CS373 Fall 2021: Week 6

Ethan Tan
2 min readOct 4, 2021

Week 6

What did you do this past week?

There was quite a bit of homework and projects to do! I was fairly busy, and our group didn’t get as far as we’d like for our project. I do think we’ve made good progress though, and the rest seems pretty simple to complete.

What’s in your way?

My current workload has me pretty stressed, which I find tends to make me less productive. Funny how that works.

What will you do next week?

The busyness from this week carries over, and I also have an exam. I’m not too worried though; a few more days of hard work and then hopefully a bit of a break.

If you read it, what did you think of Paper #6: Single Responsibility Principle?

While the principle seems sound, there’s so many different situations where it may or may not apply that it seems rather useless in helping design software. When does it make the code rigid to couple things? When does SRP introduce needless complexity? Rather, I think that knowing when and how to apply the single responsibility principle is something that just comes with experience designing software. So it may be a useful thing to keep in mind, but not reliably.

What was your experience of factorial, reduce, and operators?

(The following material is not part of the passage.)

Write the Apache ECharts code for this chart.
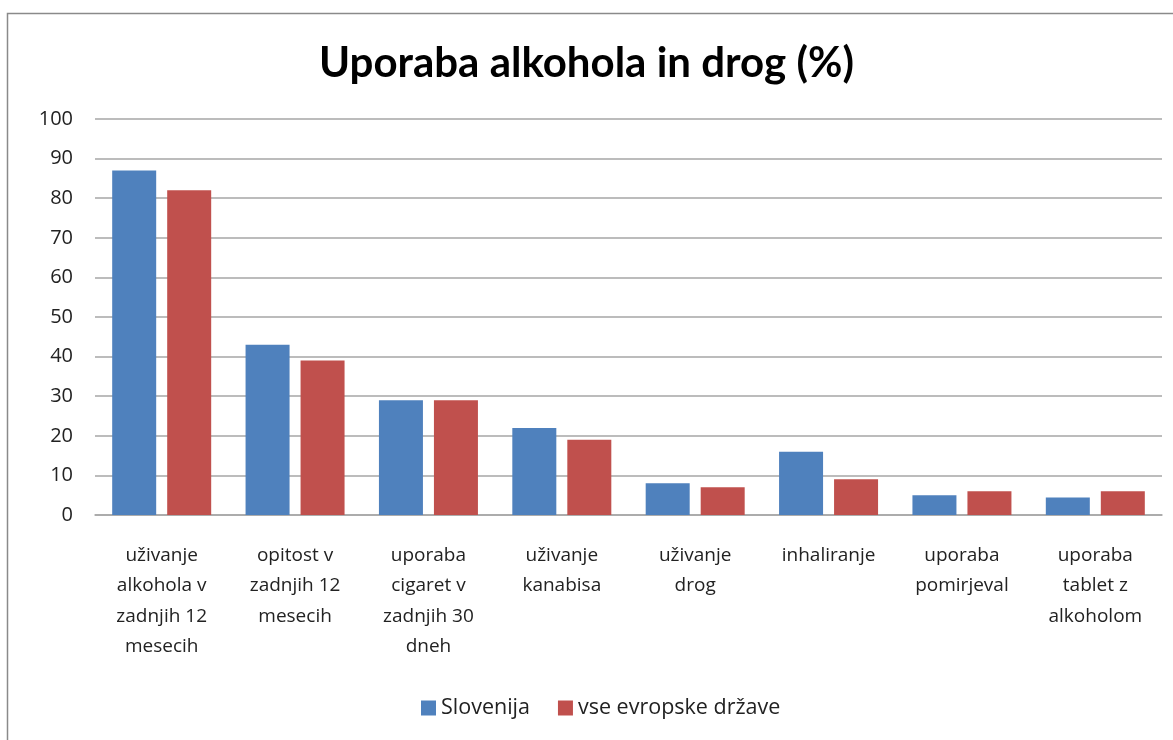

The different implementations of factorial really show off how Python supports multiple programming paradigms (except recursion, I want my TCO). Reduce is something that I find extremely useful in other languages, especially functional languages like Haskell or Lisp. In Haskell, it’s the foldl class of functions, which can be used to great effect in doing a variety of things. It’s always nice to see languages support high-level constructs like these that can simplify code tremendously.

Operators are cool, and overloading operators is cool too. The differences between Python and C++ operators was pretty enlightening, although the real fun begins when you can define your own (well, kind of — in Haskell, operators are really just infix functions, and you can make your own infix functions).

You can tell I’m really showing my biases here.

What made you happy this week?

I bought some tea, and it’s very nice! Smells amazing, I’ve had it every day since I got it.

What’s your pick-of-the-week or tip-of-the-week?

learnxinyminutes.com/ is a nice resource for picking up new languages and tools pretty quickly. I used it to kickstart my Go lab for Concurrency, and it contains quite a wide variety of other things to learn. Unfortunately, I didn’t find anything about React.